Hacker News new | ask | show | jobs
by blattimwind 2923 days ago
You're not scared, you're just too lazy to learn the tools of your trade.

Databases are not very complex and use pretty much only textbook data structures and algorithms. Understanding how they process a given query and how a query will probably perform/scale (even without EXPLAIN ANALYZE) is not hard to learn. You do need to learn it (at some point; you don't for small data, which is most). But it's far from difficult.

> That's why I tend to avoid systematically using a SQL engine unless the data schema is very very simple, and manage and filter the data case by case in code.

And that's the mentality that gives us webshops were applying a simple filter results in a couple seconds load time and uses hundreds of MB of RAM per request, server side.

2 comments

Databases are amongst the most complex systems you will ever use as a developer. At the limit, they rival operating systems for complexity - distributed concurrent systems with lots of low-level memory and filesystem action, along with a parser, optimizing compiler and often a code generator too.
The performance characteristics of them, though, are easy to learn, and easier to get a grasp on via EXPLAIN and such.
Given a database and a query, yes, you can understand the execution profile.

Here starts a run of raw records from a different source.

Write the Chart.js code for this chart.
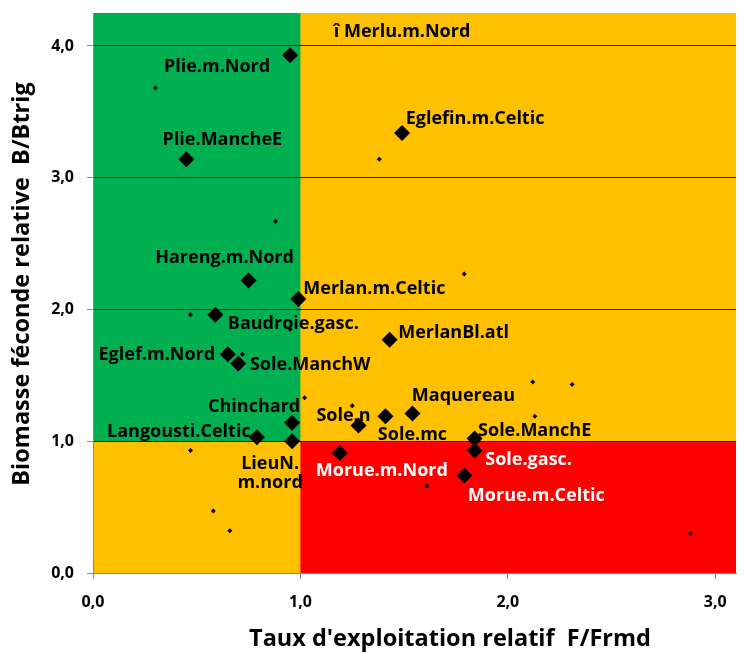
<!DOCTYPE html>
<html>
<head>
<meta charset="utf-8">
<script src="https://cdn.jsdelivr.net/npm/chart.js@4.4.1/dist/chart.umd.min.js"></script>
<style>
  html, body { margin: 0; padding: 0; background: #fff; }
  #wrap { width: 744px; height: 654px; }
</style>
</head>
<body>
<div id="wrap"><canvas id="kobe"></canvas></div>
<script>
// current year stocks (big diamonds)
const stocks = ['Plie.m.Nord', 'Plie.MancheE', 'Eglefin.m.Celtic', 'Hareng.m.Nord', 'Merlan.m.Celtic',
  'Baudroie.gasc.', 'Eglef.m.Nord', 'Sole.ManchW', 'MerlanBl.atl', 'Chinchard', 'Langousti.Celtic',
  'LieuN.m.nord', 'Morue.m.Nord', 'Sole.n', 'Sole.mc', 'Maquereau', 'Sole.ManchE', 'Sole.gasc.', 'Morue.m.Celtic'];
const stockF = [0.95, 0.45, 1.49, 0.75, 0.99, 0.59, 0.65, 0.70, 1.43, 0.96, 0.79, 0.96, 1.19, 1.28, 1.41, 1.54, 1.84, 1.84, 1.79];
const stockB = [3.93, 3.14, 3.34, 2.22, 2.08, 1.96, 1.66, 1.59, 1.77, 1.14, 1.03, 1.00, 0.91, 1.12, 1.19, 1.21, 1.02, 0.93, 0.74];

// previous year (small dots)
const prevF = [0.30, 1.38, 0.88, 0.47, 0.95, 0.72, 1.79, 2.12, 2.31, 1.02, 0.47, 0.58, 0.66, 1.25, 2.13, 1.61, 2.88];
const prevB = [3.68, 3.14, 2.67, 1.96, 1.85, 1.66, 2.27, 1.45, 1.43, 1.33, 0.93, 0.47, 0.32, 1.27, 1.19, 0.66, 0.30];

// Merlu is off the top of the chart
const merluName = 'î Merlu.m.Nord';
const merluF = 1.49;

const xTicks = [0, 1, 2, 3];
const yTicks = [0, 1, 2, 3, 4];

// where each label sits relative to its point (px)
const labelPos = {
  'Plie.m.Nord': [-73, 10], 'Plie.MancheE': [36, -21], 'Eglefin.m.Celtic': [73, -16],
  'Hareng.m.Nord': [-24, -25], 'Merlan.m.Celtic': [76, -12], 'Baudroie.gasc.': [78, 7],
  'Eglef.m.Nord': [-71, -1], 'Sole.ManchW': [72, -1], 'MerlanBl.atl': [64, -9],
  'Chinchard': [-38, -18], 'Langousti.Celtic': [-78, -7], 'LieuN.m.nord': [-22, 21],
  'Morue.m.Nord': [42, 16], 'Sole.n': [-15, -12], 'Sole.mc': [27, 17], 'Maquereau': [51, -20],
  'Sole.ManchE': [60, -10], 'Sole.gasc.': [54, 7], 'Morue.m.Celtic': [72, 18]
};
const whiteLabels = ['Morue.m.Nord', 'Sole.gasc.', 'Morue.m.Celtic'];

const FONT = '"Open Sans", sans-serif';
const fmt = v => v.toFixed(1).replace('.', ',');

const zones = {
  id: 'zones',
  beforeDraw(chart) {
    const { ctx, chartArea: a, scales: { x, y } } = chart;
    const x1 = x.getPixelForValue(1), y1 = y.getPixelForValue(1);
    ctx.save();
    ctx.fillStyle = '#FFC000';
    ctx.fillRect(a.left, a.top, a.width, a.height);
    ctx.fillStyle = '#00B050';
    ctx.fillRect(a.left, a.top, x1 - a.left, y1 - a.top);
    ctx.fillStyle = '#FF0000';
    ctx.fillRect(x1, y1, a.right - x1, a.bottom - y1);
    ctx.restore();
  }
};

const labels = {
  id: 'labels',
  afterDatasetsDraw(chart) {
    const { ctx, chartArea: a, scales: { x } } = chart;
    const pts = chart.getDatasetMeta(0).data;
    ctx.save();
    ctx.font = 'bold 18px ' + FONT;
    ctx.textAlign = 'center';
    ctx.textBaseline = 'middle';
    pts.forEach((p, i) => {
      const name = stocks[i];
      const [dx, dy] = labelPos[name];
      const ty = p.y + dy + 2;
      ctx.fillStyle = whiteLabels.includes(name) ? '#fff' : '#000';
      if (name === 'LieuN.m.nord') {
        ctx.fillText('LieuN.', p.x + dx, ty);
        ctx.fillText('m.nord', p.x + dx, ty + 19);
      } else {
        ctx.fillText(name, p.x + dx, ty);
      }
    });
    ctx.fillStyle = '#000';
    ctx.fillText(merluName, x.getPixelForValue(merluF), a.top + 19);
    ctx.restore();
  },
  afterDraw(chart) {
    const { ctx } = chart;
    ctx.save();
    ctx.fillStyle = '#000';
    ctx.font = 'bold 23.5px ' + FONT;
    ctx.textAlign = 'center';
    ctx.textBaseline = 'middle';
    ctx.fillText("Taux d'exploitation relatif  F/Frmd", 450, 639);
    ctx.translate(22, 284);
    ctx.rotate(-Math.PI / 2);
    ctx.fillText('Biomasse féconde relative  B/Btrig', 0, 0);
    ctx.restore();
  }
};

new Chart(document.getElementById('kobe'), {
  type: 'scatter',
  data: {
    datasets: [
      {
        label: 'stocks',
        data: stockF.map((f, i) => ({ x: f, y: stockB[i] })),
        pointStyle: 'rectRot',
        pointRadius: 8,
        backgroundColor: '#000',
        borderColor: '#000',
        borderWidth: 0
      },
      {
        label: 'previous',
        data: prevF.map((f, i) => ({ x: f, y: prevB[i] })),
        pointStyle: 'rectRot',
        pointRadius: 2.5,
        backgroundColor: '#000',
        borderColor: '#000',
        borderWidth: 0
      }
    ]
  },
  options: {
    responsive: true,
    maintainAspectRatio: false,
    animation: false,
    layout: { padding: { left: 0, top: 13, right: 8, bottom: 0 } },
    plugins: { legend: { display: false }, tooltip: { enabled: false } },
    scales: {
      x: {
        type: 'linear',
        min: 0,
        max: 3.1,
        afterBuildTicks: s => { s.ticks = xTicks.map(v => ({ value: v })); },
        afterFit: s => { s.height = 81; s.paddingLeft = 0; s.paddingRight = 0; },
        grid: { drawOnChartArea: false, tickLength: 6, tickColor: '#888' },
        border: { color: '#888' },
        ticks: { color: '#000', padding: 14, font: { family: FONT, size: 16, weight: 'bold' }, callback: fmt }
      },
      y: {
        type: 'linear',
        min: 0,
        max: 4.25,
        afterBuildTicks: s => { s.ticks = yTicks.map(v => ({ value: v })); },
        afterFit: s => { s.width = 93; s.paddingTop = 0; s.paddingBottom = 0; },
        grid: {
          color: c => (c.tick && c.tick.value === 0 ? 'rgba(0,0,0,0)' : '#1a1a1a'),
          tickLength: 6,
          tickColor: '#888'
        },
        border: { color: '#888' },
        ticks: { color: '#000', padding: 13, font: { family: FONT, size: 16, weight: 'bold' }, callback: fmt }
      }
    }
  },
  plugins: [zones, labels]
});
</script>
</body>
</html>
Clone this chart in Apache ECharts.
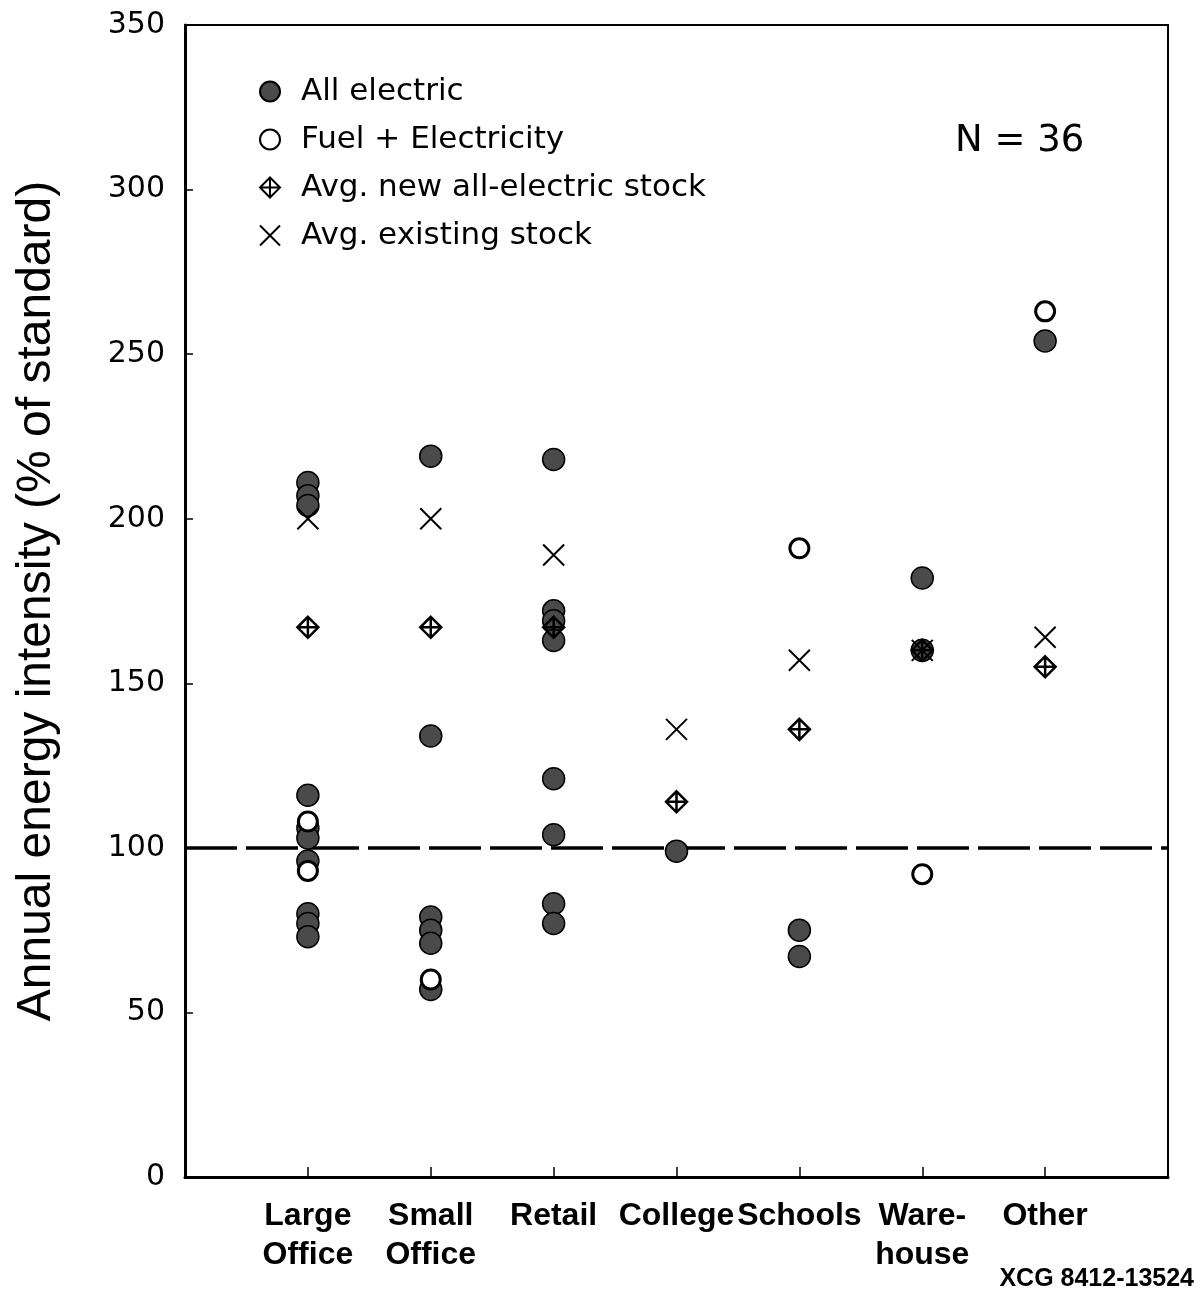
<!DOCTYPE html>
<html>
<head>
<meta charset="utf-8">
<script src="https://cdn.jsdelivr.net/npm/echarts@6/dist/echarts.min.js"></script>
<style>
html, body { margin: 0; padding: 0; background: #fff; }
#chart { width: 1200px; height: 1295px; }
</style>
</head>
<body>
<div id="chart"></div>
<script>
// building types, placed at x = 1..7 on a 0..8 axis
var categories = ['Large\nOffice', 'Small\nOffice', 'Retail', 'College', 'Schools', 'Ware-\nhouse', 'Other'];
var yTicks = [0, 50, 100, 150, 200, 250, 300, 350];

// individual buildings, one list per category
var allElectric = [
	[211, 207, 204, 116, 106, 103, 96, 80, 77, 73],
	[219, 134, 79, 75, 71, 57],
	[218, 172, 169, 163, 121, 104, 83, 77],
	[99],
	[75, 67],
	[182, 160],
	[254]
];
var fuelElectricity = [
	[108, 93],
	[60],
	[],
	[],
	[191],
	[92],
	[263]
];
// one value per category
var avgNewAllElectric = [167, 167, 167, 114, 136, 160, 155];
var avgExisting = [200, 200, 189, 136, 157, 160, 164];
var standardLine = 100;
var buildingCount = 36;

var SANS = '"Liberation Sans", Arial, sans-serif';
var WIDE = '"DejaVu Sans", sans-serif';

function groupPoints(groups){
	var out = [];
	for(var i = 0; i < groups.length; i++){
		for(var j = 0; j < groups[i].length; j++){
			out.push([i + 1, groups[i][j]]);
		}
	}
	return out;
}
function flatPoints(values){
	var out = [];
	for(var i = 0; i < values.length; i++){
		if(values[i] != null) out.push([i + 1, values[i]]);
	}
	return out;
}

var diamondPath = 'path://M0,-10 L10,0 L0,10 L-10,0 Z M0,-10 L0,10 M-10,0 L10,0';
var crossPath = 'path://M-10,-10 L10,10 M10,-10 L-10,10';
var catTicks = categories.map(function(c, i){ return i + 1; });

var option = {
	animation: false,
	backgroundColor: '#fff',
	grid: {
		left: 185, right: 32, top: 25, bottom: 118,
		show: true, borderColor: '#000', borderWidth: 2, backgroundColor: 'transparent'
	},
	legend: {
		orient: 'vertical',
		left: 254, top: 71,
		itemWidth: 20, itemHeight: 20,
		itemGap: 17,
		selectedMode: false,
		textStyle: { fontFamily: WIDE, fontSize: 31, color: '#000', lineHeight: 30, padding: [0, 0, 0, 16] },
		data: ['All electric', 'Fuel + Electricity', 'Avg. new all-electric stock', 'Avg. existing stock']
	},
	xAxis: {
		type: 'value', min: 0, max: 8, interval: 1,
		splitLine: { show: false },
		axisLine: { lineStyle: { color: '#000', width: 3 } },
		axisTick: { inside: true, length: 10, customValues: catTicks, lineStyle: { color: '#000', width: 1.5 } },
		axisLabel: {
			customValues: catTicks,
			margin: 20,
			fontFamily: SANS, fontWeight: 'bold', fontSize: 32, lineHeight: 39, color: '#000',
			formatter: function(v){ return categories[v - 1] || ''; }
		}
	},
	yAxis: {
		type: 'value', min: yTicks[0], max: yTicks[yTicks.length - 1], interval: 50,
		splitLine: { show: false },
		axisLine: { lineStyle: { color: '#000', width: 3 } },
		axisTick: { inside: true, length: 8, lineStyle: { color: '#000', width: 1.5 } },
		axisLabel: { margin: 20, fontFamily: WIDE, fontSize: 30, color: '#000' },
		name: 'Annual energy intensity (% of standard)',
		nameLocation: 'middle',
		nameGap: 124,
		nameTextStyle: { fontFamily: SANS, fontSize: 48, color: '#000' }
	},
	graphic: [
		{ type: 'text', left: 955, top: 123, style: { text: 'N = ' + buildingCount, font: '37px "DejaVu Sans", sans-serif', fill: '#000' } },
		{ type: 'text', right: 6, top: 1267, style: { text: 'XCG 8412-13524', font: 'bold 25px ' + SANS, fill: '#000' } }
	],
	series: [
		{
			name: 'All electric', type: 'scatter', z: 3,
			symbol: 'circle', symbolSize: 22,
			itemStyle: { color: '#4a4a4a', borderColor: '#000', borderWidth: 1.5, opacity: 1 },
			data: groupPoints(allElectric),
			markLine: {
				silent: true, symbol: ['none', 'none'], z: 1,
				label: { show: false },
				lineStyle: { color: '#000', width: 3.5, type: [52, 9] },
				data: [{ yAxis: standardLine }]
			}
		},
		{
			name: 'Fuel + Electricity', type: 'scatter', z: 4,
			symbol: 'circle', symbolSize: 19,
			itemStyle: { color: '#fff', borderColor: '#000', borderWidth: 3, opacity: 1 },
			data: groupPoints(fuelElectricity)
		},
		{
			name: 'Avg. new all-electric stock', type: 'scatter', z: 5,
			symbol: diamondPath, symbolSize: 21,
			itemStyle: { color: 'rgba(0,0,0,0)', borderColor: '#000', borderWidth: 2.5, opacity: 1 },
			data: flatPoints(avgNewAllElectric)
		},
		{
			name: 'Avg. existing stock', type: 'scatter', z: 5,
			symbol: crossPath, symbolSize: 21,
			itemStyle: { color: 'rgba(0,0,0,0)', borderColor: '#000', borderWidth: 2, opacity: 1 },
			data: flatPoints(avgExisting)
		}
	]
};

var chart = echarts.init(document.getElementById('chart'));
chart.setOption(option);
</script>
</body>
</html>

What you can't do is start out with a schema and a query and understand the execution profile. Query planners take statistics into account when determining which indexes to use or to fall back to scanning, and can normally only examine a fraction of possible join orders. So you can usually only fully predict the performance profile of simple queries. Databases can run perfectly well one day and fall off a performance cliff the next, when statistics change; doesn't happen often, but it can happen.

More likely, something works perfectly well in test and in the early days, but rapidly becomes untenable as the data grows and superlinear slowdowns emerge.

Thus you need to put run-time monitoring into place, and have a routine process of examining slow-running queries, and fixing things that are slow: rewriting queries, adding indexes, possibly denormalizing data, materializing views, etc. It's an ongoing process in any application that works with lots of data.

I might add, those processes have little to do with SQL. When you have a lot of data, and a lot of queries, then you're going to have to monitor and optimize your databases.

I might also add that a basic understanding of data modelling and what an index can and can't do is sufficient to avoid many, many performance pitfalls (this again has mostly nothing to do with SQL per se). Any undergrad course on databases teaches these basics.

The variance provided by an enormous pile of state and an algorithm which uses that state means it's a bit more unpredictable than most other systems, where you're used to seeing lines, curves and almost always monotonic series.
While that may be true for some of them, a lot of databases are far simpler.

Sqlite for example is conceptually very simple, and it's fairly cleanly layered, so you can aim to understand the parser, the compiler and the bytecode execution engine separately.

It's also exceptionally well documented. Look at the "Technical and Design Documentation" section here [1].

It won't tell you everything about how a more complex database like e.g. Postgres works, but it will give a very good overview of most of what is relevant for a database user that wants a better understanding of why a database does what it does with a given query.

[1] https://sqlite.org/docs.html

>Databases are not very complex and use pretty much only textbook data structures and algorithms

skeptical expression

Whether they use highly tuned or proprietary or obscure algorithms (they do) is less important than the fact that understanding b-trees and basic normal forms will get you 90% of the way to understanding how to use one. It's just not that hard as a database user.
If you are used to imperative programming it does take a bit of time before you get to thinking is sets. Looking at the code I have inherited, even some reasonably experienced developers don't get to that stage.

Do you really think that replacing an "ORDER BY" statement with your own sort is going to be simpler?

"________ is not very complex and uses pretty much only textbook data structures and algorithms" is pretty much a false statement for any engineered product.
And the difference is usually close to nil for understanding them. (Also see squirrelicus' comment). Whether my database uses a B-tree or a proprietary, patented, insanely complex and finely tuned data structure that does essentially the same thing as a B-tree just a little bit faster is, for all intents and purposes, not a relevant distinction.

Now it's true that most databases have a ton of features and even more optional features that can (and will) interact in interesting ways, but I thought it was fairly obvious that most applications use very few or none of these. They are the 90/10-sort of features; 10 % of a database vendor's customers need 90 % of the specialized features in a database, and every single one of them uses a different handful.

Obviously you don't need to understand all these specialized features to use a database; you only need to grasp the handful if any at all you actually need at a time. Applications striving for wide database compatibility tend to rarely use any of these, simply because they don't exist in all databases, or work differently, or have divergent interfaces.

So any time you have an application that runs on MySQL or postgres in production but is developed and tested on SQLite (an antipattern itself, but I digress), you can be assured that you'll only see fairly basic DDL and SQL.

(You also seem to be intermingling understanding and building. I can use and understand how a typewriter works without having a clue how to build one. Yes, there are lots of hard problems solved by databases, but how they do it is mostly a don't care. I don't have to care how SQLite does power-fail-safe transaction, it does and what that means for me, is all I have to know as a user.)